→ Goal:
Read the records below and copy each line that contains "this".

→ Input material:
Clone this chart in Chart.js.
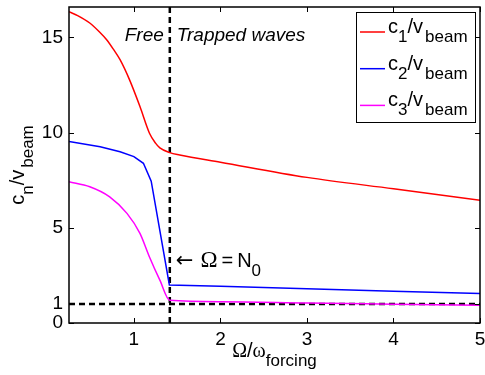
<!DOCTYPE html>
<html lang="en">
<head>
<meta charset="UTF-8">
<title>Phase speed vs forcing frequency</title>
<script src="https://cdn.jsdelivr.net/npm/chart.js"></script>
<style>
  html, body { margin: 0; padding: 0; background: #fff; }
  canvas { display: block; }
</style>
</head>
<body>
<canvas id="chart" width="485" height="375"></canvas>
<script>
// values
const c1X = [0.25, 0.35, 0.49, 0.6, 0.685, 0.76, 0.84, 0.95, 1.07, 1.18, 1.25, 1.30, 1.415, 1.53, 2, 3, 4, 5];
const c1Y = [16.35, 16.15, 15.76, 15.3, 14.88, 14.4, 13.83, 12.77, 11.37, 9.97, 9.45, 9.2, 8.95, 8.83, 8.45, 7.65, 7.05, 6.45];
const c2X = [0.25, 0.61, 0.84, 1.0, 1.11, 1.2, 1.41, 2, 3, 4, 5];
const c2Y = [9.53, 9.26, 9.0, 8.74, 8.39, 7.45, 2.0, 1.93, 1.80, 1.67, 1.55];
const c3X = [0.25, 0.49, 0.72, 0.92, 1.07, 1.18, 1.30, 1.415, 2, 3, 4, 5];
const c3Y = [7.42, 7.16, 6.63, 5.76, 4.71, 3.47, 2.25, 1.19, 1.12, 1.05, 0.99, 0.93];
const N0 = 1.415;          // Omega = N0 (vertical dashed line)
const refLevel = 1;        // horizontal dashed line
const xTicks = [1, 2, 3, 4, 5];
const yTicks = [0, 1, 5, 10, 15];
const xRange = [0.25, 5];
const yRange = [0, 16.6];

const FONT = '"Liberation Sans", Arial, Helvetica, sans-serif';
const SERIF = '"Liberation Serif", "Times New Roman", serif';

function pts(xs, ys) {
    return xs.map((x, i) => ({ x: x, y: ys[i] }));
}

// text made of pieces: normal, subscript, serif greek
function fontOf(p) {
    if (p.sub) return '17px ' + FONT;
    if (p.family) return (p.size || 20) + 'px ' + p.family;
    if (p.serif) return (p.size || 20) + 'px ' + SERIF;
    return (p.size || 20) + 'px ' + FONT;
}
function richWidth(ctx, parts) {
    let w = 0;
    parts.forEach(p => {
        ctx.font = fontOf(p);
        w += ctx.measureText(p.t).width + (p.gap || 0);
    });
    return w;
}
function drawRich(ctx, parts, x, y, align) {
    let cx = align === 'center' ? x - richWidth(ctx, parts) / 2 : x;
    ctx.textAlign = 'left';
    ctx.textBaseline = 'alphabetic';
    parts.forEach(p => {
        ctx.font = fontOf(p);
        ctx.fillText(p.t, cx, p.sub ? y + 9 : y);
        cx += ctx.measureText(p.t).width + (p.gap || 0);
    });
}

const decorPlugin = {
    id: 'decor',
    afterDatasetsDraw(chart) {
        const ctx = chart.ctx;
        const a = chart.chartArea;
        const xs = chart.scales.x, ys = chart.scales.y;
        ctx.save();
        ctx.fillStyle = '#000';
        ctx.strokeStyle = '#000';

        // frame
        ctx.lineWidth = 1.5;
        ctx.strokeRect(a.left, a.top, a.right - a.left, a.bottom - a.top);

        // inward ticks on all four sides
        ctx.lineWidth = 1;
        ctx.beginPath();
        xTicks.forEach(v => {
            const px = Math.round(xs.getPixelForValue(v)) + 0.5;
            ctx.moveTo(px, a.bottom); ctx.lineTo(px, a.bottom - 5);
            ctx.moveTo(px, a.top); ctx.lineTo(px, a.top + 5);
        });
        yTicks.forEach(v => {
            const py = Math.round(ys.getPixelForValue(v)) + 0.5;
            ctx.moveTo(a.left, py); ctx.lineTo(a.left + 5, py);
            ctx.moveTo(a.right, py); ctx.lineTo(a.right - 5, py);
        });
        ctx.stroke();

        // region labels
        ctx.font = 'italic 19px ' + FONT;
        ctx.textBaseline = 'alphabetic';
        const vx = xs.getPixelForValue(N0);
        ctx.textAlign = 'right';
        ctx.fillText('Free', vx - 6, 41);
        ctx.textAlign = 'left';
        ctx.fillText('Trapped waves', vx + 7, 41);

        // Omega = N0 annotation
        drawRich(ctx, [
            { t: '\u2190', family: '"DejaVu Sans"', size: 21, gap: 7 },
            { t: '\u03A9', serif: true, size: 23, gap: 4 },
            { t: '=', gap: 4 },
            { t: 'N' },
            { t: '0', sub: true }
        ], vx + 6, 267, 'left');

        // axis titles
        drawRich(ctx, [{ t: '\u03A9', serif: true }, { t: '/' }, { t: '\u03C9', serif: true }, { t: 'forcing', sub: true }],
            (a.left + a.right) / 2, 357, 'center');
        ctx.save();
        ctx.translate(24, (a.top + a.bottom) / 2);
        ctx.rotate(-Math.PI / 2);
        drawRich(ctx, [{ t: 'c' }, { t: 'n', sub: true }, { t: '/v', gap: 2 }, { t: 'beam', sub: true }], 0, 0, 'center');
        ctx.restore();

        // legend
        ctx.fillStyle = '#fff';
        ctx.fillRect(356, 12, 120, 111);
        ctx.lineWidth = 1;
        ctx.strokeStyle = '#000';
        ctx.strokeRect(356.5, 12.5, 119, 110);
        const entries = [['1', '#ff0000'], ['2', '#0000ff'], ['3', '#ff00ff']];
        entries.forEach((e, i) => {
            const ly = 32 + i * 36.7;
            ctx.strokeStyle = e[1];
            ctx.lineWidth = 1.5;
            ctx.beginPath();
            ctx.moveTo(360, ly); ctx.lineTo(385, ly);
            ctx.stroke();
            ctx.fillStyle = '#000';
            drawRich(ctx, [{ t: 'c' }, { t: e[0], sub: true }, { t: '/v', gap: 2 }, { t: 'beam', sub: true }], 388, ly + 1, 'left');
        });
        ctx.restore();
    }
};

const dashStyle = { borderColor: '#000', borderWidth: 2.5, borderDash: [6, 4], pointRadius: 0, showLine: true, fill: false };

new Chart(document.getElementById('chart').getContext('2d'), {
    type: 'scatter',
    data: {
        datasets: [
            { label: 'c1/vbeam', data: pts(c1X, c1Y), borderColor: '#ff0000', borderWidth: 1.5, pointRadius: 0, showLine: true, cubicInterpolationMode: 'monotone' },
            { label: 'c2/vbeam', data: pts(c2X, c2Y), borderColor: '#0000ff', borderWidth: 1.5, pointRadius: 0, showLine: true },
            { label: 'c3/vbeam', data: pts(c3X, c3Y), borderColor: '#ff00ff', borderWidth: 1.5, pointRadius: 0, showLine: true, cubicInterpolationMode: 'monotone' },
            Object.assign({ label: 'N0', data: [{ x: N0, y: yRange[0] }, { x: N0, y: yRange[1] }] }, dashStyle),
            Object.assign({ label: 'level', data: [{ x: xRange[0], y: refLevel }, { x: xRange[1], y: refLevel }] }, dashStyle)
        ]
    },
    options: {
        responsive: false,
        animation: false,
        layout: { padding: { left: 0, right: 5, top: 7, bottom: 0 } },
        plugins: { legend: { display: false }, tooltip: { enabled: false } },
        scales: {
            x: {
                type: 'linear',
                min: xRange[0], max: xRange[1],
                grid: { display: false, drawTicks: false },
                border: { display: false },
                ticks: { color: '#000', font: { family: FONT, size: 19 }, padding: 5, autoSkip: false, maxRotation: 0 },
                afterBuildTicks: s => { s.ticks = xTicks.map(v => ({ value: v })); },
                afterFit: s => { s.height = 52; s.paddingLeft = 0; s.paddingRight = 0; }
            },
            y: {
                min: yRange[0], max: yRange[1],
                grid: { display: false, drawTicks: false },
                border: { display: false },
                ticks: { color: '#000', font: { family: FONT, size: 19 }, padding: 6, autoSkip: false },
                afterBuildTicks: s => { s.ticks = yTicks.map(v => ({ value: v })); },
                afterFit: s => { s.width = 69; s.paddingTop = 0; s.paddingBottom = 0; }
            }
        }
    },
    plugins: [decorPlugin]
});
</script>
</body>
</html>
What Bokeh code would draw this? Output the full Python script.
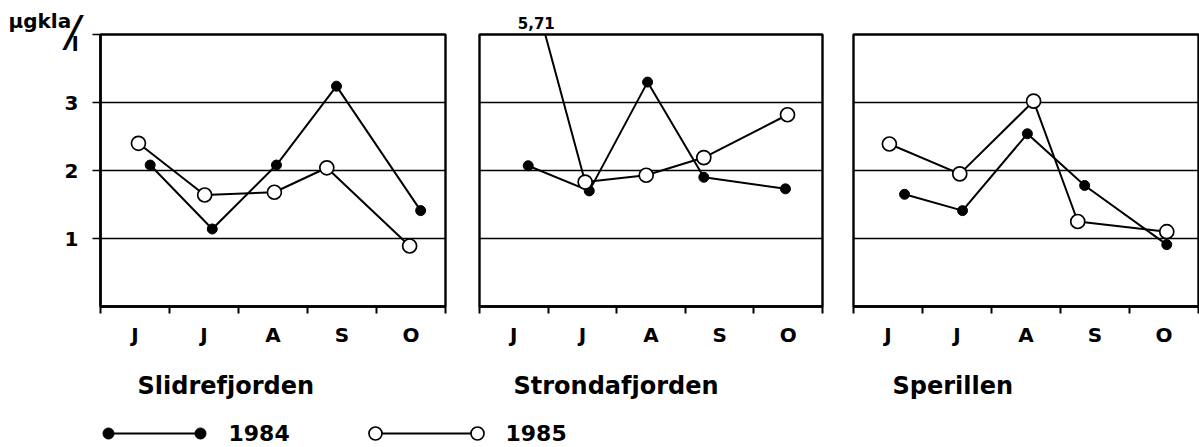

→ Task result:
Clone this chart in Chart.js.
What Bokeh code would draw this? Output the full Python script.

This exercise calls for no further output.